Now every transfer between accounts A and B locks the lower-id account first, whichever direction the money flows. A→B and B→A both lock min(A,B) then max(A,B) — so one simply waits for the other; no cycle can form. The intermittent deadlocks vanished.

As defense in depth, the team also added retry-on-deadlock: deadlocks (and serialization failures) are recoverable, so the application now catches the error and re-runs the transaction a few times before giving up. Consistent ordering prevents the common deadlocks; retry handles any rare residual ones gracefully instead of erroring to the user.

The analysis

Inconsistent lock ordering causes deadlocks. When different transactions acquire the same set of locks in different orders, concurrent runs can form a cycle.

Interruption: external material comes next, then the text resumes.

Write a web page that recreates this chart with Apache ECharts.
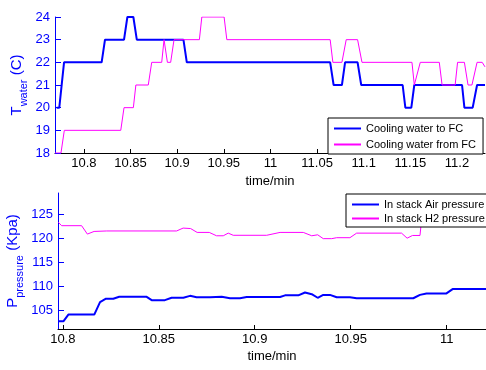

This is the #1 cause of application deadlocks, and it's intermittent because it needs a specific concurrent collision.
Consistent ordering makes cycles impossible. If every transaction locks resources in the same canonical order (lower id first, alphabetical, by primary key — any consistent rule), no cycle can form: there's always a transaction that can proceed. This is the primary deadlock-prevention technique.
PostgreSQL detects, doesn't prevent. The database breaks deadlocks by aborting a victim (so the system never hangs), but the application must handle the abort — which means retry. An unhandled deadlock error is a recoverable condition leaking to the user.
Retry is the safety net, ordering is the fix. Consistent ordering eliminates the deadlocks you can foresee; retry handles the rare residual ones (and serialization failures under high isolation, Chapter 26). Use both: ordering to make deadlocks rare, retry to make the rare ones harmless.
Intermittent = concurrency. A bug that "happens randomly under load" and "can't be reproduced" is almost always a concurrency issue — a race or a deadlock. The fix is reasoning about interleavings, not staring at single-threaded code.

Discussion questions

Draw the lock cycle that two opposite-direction transfers create. Why is it intermittent?
How does "always lock the lower account id first" make the cycle impossible?
Why does PostgreSQL abort one transaction rather than hang, and what must the app do about it?
Why use both consistent ordering and retry, rather than just one?
⭐ Generalize the rule: for any operation that locks multiple rows, how do you choose a lock order that prevents deadlocks across the whole application?